The “year of friendship” means the Russian Foreign Ministry will “start a program of cultural exchanges with the regime in Pyongyang” specifically to take the bond between the Cold War allies to a “new high level.” The North Korean state media said the idea is “to mark the 70th anniversary of ‘Korea’s liberation and the victory in the great Patriotic War in Russia.’”

Russian President Vladimir Putin invited North Korean dictator Kim Jong-un to Moscow on May 9 to celebrate Victory Day, which is the anniversary of the end of World War II in Europe. It will be the first international trip for Kim Jong-un since he took over in December 2011.

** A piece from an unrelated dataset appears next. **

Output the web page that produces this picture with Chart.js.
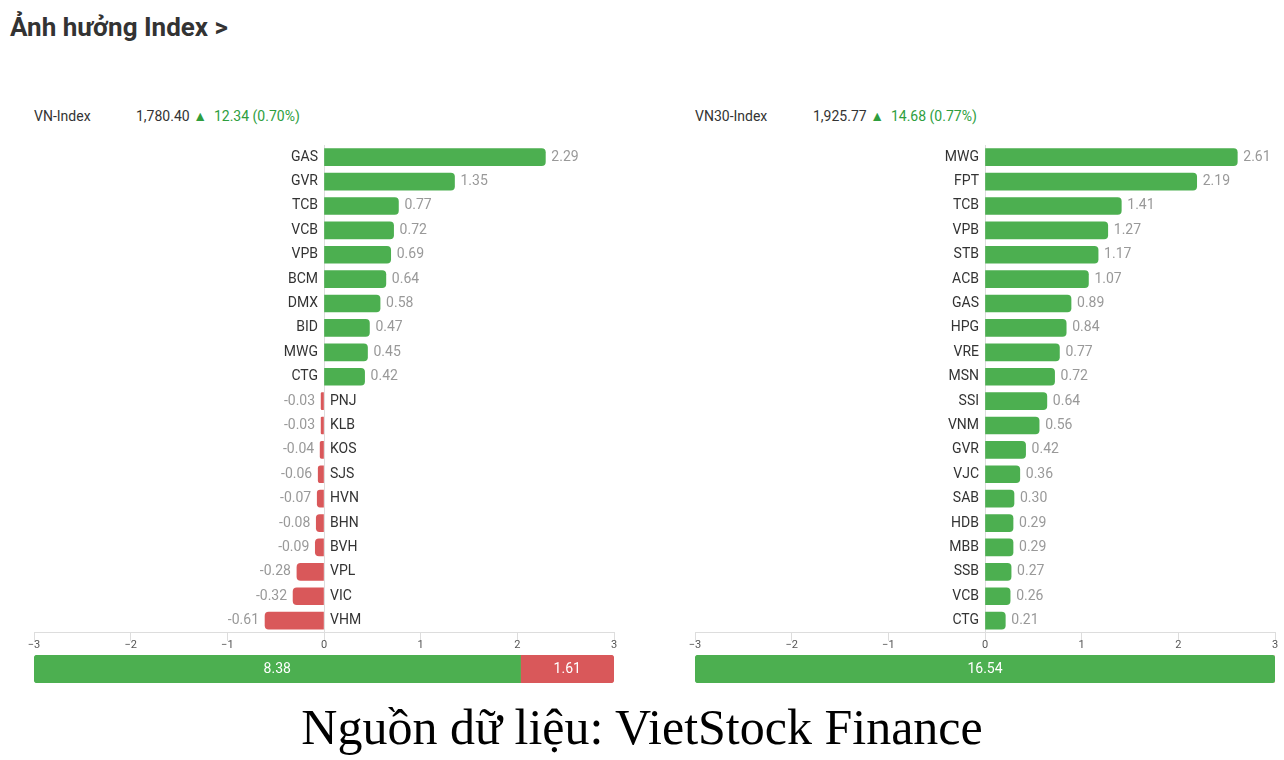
<!DOCTYPE html>
<html lang="vi">
<head>
<meta charset="UTF-8">
<title>Ảnh hưởng Index</title>
<script src="https://cdn.jsdelivr.net/npm/chart.js"></script>
<style>
  body { margin: 0; width: 1284px; height: 760px; background: #fff; position: relative; font-family: Roboto, Arial, sans-serif; overflow: hidden; }
  h1 { position: absolute; left: 10px; top: 12px; margin: 0; font-size: 26px; font-weight: bold; color: #333; }
  .info { position: absolute; top: 108px; font-size: 14px; color: #333; white-space: nowrap; }
  .info .name { display: inline-block; width: 102px; }
  .info .up { color: #2e9e3e; }
  .box { position: absolute; }
  .foot { position: absolute; left: 0; width: 1284px; top: 698px; text-align: center; font-family: "Liberation Serif", serif; font-size: 50px; color: #000; }
</style>
</head>
<body>
<h1>Ảnh hưởng Index &gt;</h1>
<div class="info" style="left:34px"><span class="name">VN-Index</span>1,780.40 <span class="up">▲ &nbsp;12.34 (0.70%)</span></div>
<div class="info" style="left:695px"><span class="name" style="width:118px">VN30-Index</span>1,925.77 <span class="up">▲ &nbsp;14.68 (0.77%)</span></div>

<div class="box" style="left:14px;top:140px;width:620px;height:510px"><canvas id="vnMain"></canvas></div>
<div class="box" style="left:675px;top:140px;width:620px;height:510px"><canvas id="vn30Main"></canvas></div>
<div class="box" style="left:34px;top:655px;width:580px;height:28px"><canvas id="vnSum"></canvas></div>
<div class="box" style="left:695px;top:655px;width:580px;height:28px"><canvas id="vn30Sum"></canvas></div>

<div class="foot">Nguồn dữ liệu: VietStock Finance</div>

<script>
const vnTickers = ['GAS','GVR','TCB','VCB','VPB','BCM','DMX','BID','MWG','CTG','PNJ','KLB','KOS','SJS','HVN','BHN','BVH','VPL','VIC','VHM'];
const vnValues = [2.29,1.35,0.77,0.72,0.69,0.64,0.58,0.47,0.45,0.42,-0.03,-0.03,-0.04,-0.06,-0.07,-0.08,-0.09,-0.28,-0.32,-0.61];
const vn30Tickers = ['MWG','FPT','TCB','VPB','STB','ACB','GAS','HPG','VRE','MSN','SSI','VNM','GVR','VJC','SAB','HDB','MBB','SSB','VCB','CTG'];
const vn30Values = [2.61,2.19,1.41,1.27,1.17,1.07,0.89,0.84,0.77,0.72,0.64,0.56,0.42,0.36,0.30,0.29,0.29,0.27,0.26,0.21];
const xTicks = [-3,-2,-1,0,1,2,3];
const vnSummary = [8.38, 1.61];
const vn30Summary = [16.54, 0];

const GREEN = '#4caf50', RED = '#d9585a';

const barLabels = {
  id: 'barLabels',
  afterDatasetsDraw(chart) {
    const ctx = chart.ctx, meta = chart.getDatasetMeta(0), x = chart.scales.x;
    const zero = x.getPixelForValue(0);
    const vals = chart.data.datasets[0].data;
    ctx.save();
    ctx.font = '14px Roboto, Arial, sans-serif';
    ctx.textBaseline = 'middle';
    meta.data.forEach((bar, i) => {
      const v = vals[i], y = bar.y, end = x.getPixelForValue(v);
      const name = chart.data.labels[i], txt = v.toFixed(2);
      if (v >= 0) {
        ctx.fillStyle = '#333'; ctx.textAlign = 'right'; ctx.fillText(name, zero - 6, y);
        ctx.fillStyle = '#999'; ctx.textAlign = 'left'; ctx.fillText(txt, end + 6, y);
      } else {
        ctx.fillStyle = '#999'; ctx.textAlign = 'right'; ctx.fillText(txt, end - 6, y);
        ctx.fillStyle = '#333'; ctx.textAlign = 'left'; ctx.fillText(name, zero + 6, y);
      }
    });
    ctx.restore();
  }
};

function mainChart(id, labels, values) {
  new Chart(document.getElementById(id), {
    type: 'bar',
    data: {
      labels: labels,
      datasets: [{
        data: values,
        backgroundColor: values.map(v => v >= 0 ? GREEN : RED),
        borderRadius: 4,
        borderSkipped: 'start',
        barThickness: 17
      }]
    },
    options: {
      indexAxis: 'y',
      responsive: true,
      maintainAspectRatio: false,
      animation: false,
      layout: { padding: { left: 20, right: 20, top: 5, bottom: 0 } },
      plugins: { legend: { display: false }, tooltip: { enabled: false } },
      scales: {
        x: {
          min: -3, max: 3,
          afterBuildTicks: s => { s.ticks = xTicks.map(v => ({ value: v })); },
          grid: { drawOnChartArea: false, drawTicks: true, tickLength: 8, color: '#ddd' },
          border: { color: '#ddd' },
          ticks: { color: '#555', font: { size: 11, family: 'Roboto, Arial, sans-serif' }, padding: -2,
                   callback: v => v < 0 ? '\u2212' + Math.abs(v) : String(v) }
        },
        y: {
          display: false,
          afterDataLimits: s => { s.max += 0.62; }
        }
      }
    },
    plugins: [barLabels, {
      id: 'zeroLine',
      beforeDatasetsDraw(chart) {
        const c = chart.ctx, x0 = chart.scales.x.getPixelForValue(0), a = chart.chartArea;
        c.save(); c.strokeStyle = '#ddd'; c.lineWidth = 1;
        c.beginPath(); c.moveTo(x0 + 0.5, a.top); c.lineTo(x0 + 0.5, a.bottom); c.stroke(); c.restore();
      }
    }]
  });
}

const sumLabels = {
  id: 'sumLabels',
  afterDatasetsDraw(chart) {
    const ctx = chart.ctx;
    ctx.save();
    ctx.font = '14px Roboto, Arial, sans-serif';
    ctx.fillStyle = '#fff'; ctx.textAlign = 'center'; ctx.textBaseline = 'middle';
    chart.data.datasets.forEach((ds, i) => {
      const bar = chart.getDatasetMeta(i).data[0];
      if (ds.data[0] > 0) ctx.fillText(ds.data[0].toFixed(2), (bar.x + bar.base) / 2, bar.y);
    });
    ctx.restore();
  }
};

function sumChart(id, vals) {
  const total = vals[0] + vals[1];
  const onlyOne = vals[1] === 0;
  new Chart(document.getElementById(id), {
    type: 'bar',
    data: {
      labels: [''],
      datasets: [
        { data: [vals[0]], backgroundColor: GREEN, barPercentage: 1, categoryPercentage: 1, borderSkipped: false,
          borderRadius: onlyOne ? 4 : { topLeft: 4, bottomLeft: 4, topRight: 0, bottomRight: 0 } },
        { data: [vals[1]], backgroundColor: RED, barPercentage: 1, categoryPercentage: 1, borderSkipped: false,
          borderRadius: { topLeft: 0, bottomLeft: 0, topRight: 4, bottomRight: 4 } }
      ]
    },
    options: {
      indexAxis: 'y',
      responsive: true,
      maintainAspectRatio: false,
      animation: false,
      layout: { padding: 0 },
      plugins: { legend: { display: false }, tooltip: { enabled: false } },
      scales: {
        x: { stacked: true, display: false, min: 0, max: total },
        y: { stacked: true, display: false }
      }
    },
    plugins: [sumLabels]
  });
}

mainChart('vnMain', vnTickers, vnValues);
mainChart('vn30Main', vn30Tickers, vn30Values);
sumChart('vnSum', vnSummary);
sumChart('vn30Sum', vn30Summary);
</script>
</body>
</html>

In 2014, Moscow moved towards Pyonyang after the West implemented sanctions against Russia due to their aggression against Ukraine. Putin hosted high-ranking North Korean official Kim Yong Nam at the Sochi Olympics and then sent the Russian minister of Far East development to North Korea. In April, Moscow sent Deputy Prime Minister Yuri Trutnev to Pyongyang for three days. After that trip, Russia eliminated 90% of North Korea’s $10 billion debt, which dated back to the Soviet Union. It is understood that this action was a response to Russia’s need to push a gas pipeline through North Korea to continue selling gas to the South. Russia’s Deputy Finance Minister Sergei Storchak said Russia could use the remaining $1.09 billion to fund the pipeline and a railway.

“It is still an open question whether the current crisis in Ukraine will result in any more substantial shifts in Russian policy toward North Korea, particularly in dealing with the nuclear and missile issues,” said North Korea expert Alexander Voronstov in June 2014. “With the West increasing pressure on Russia as a result of differences over Ukraine, the very fact that Moscow and Pyongyang are subject to US sanctions will objectively draw them together, as well as with China.”

North Korea needs a connection with Russia since China, their traditional ally, has shown signs of losing patience with Kim Jong-un. From The Guardian:

China barely disguised its irritation with Kim after he ordered North Korea’s third nuclear test in 2013 and the execution later that year of his uncle, Jang Song-thaek, who had been instrumental in forging closer co-operation with Beijing. Chinese President Xi Jinping has yet to meet Kim; significantly, though, he has met South Korea’s president, Park Geun-hye, several times.

This declaration occurred on the same day German Chancellor Angela Merkel announced she will not be in Moscow for the Victory Day parade.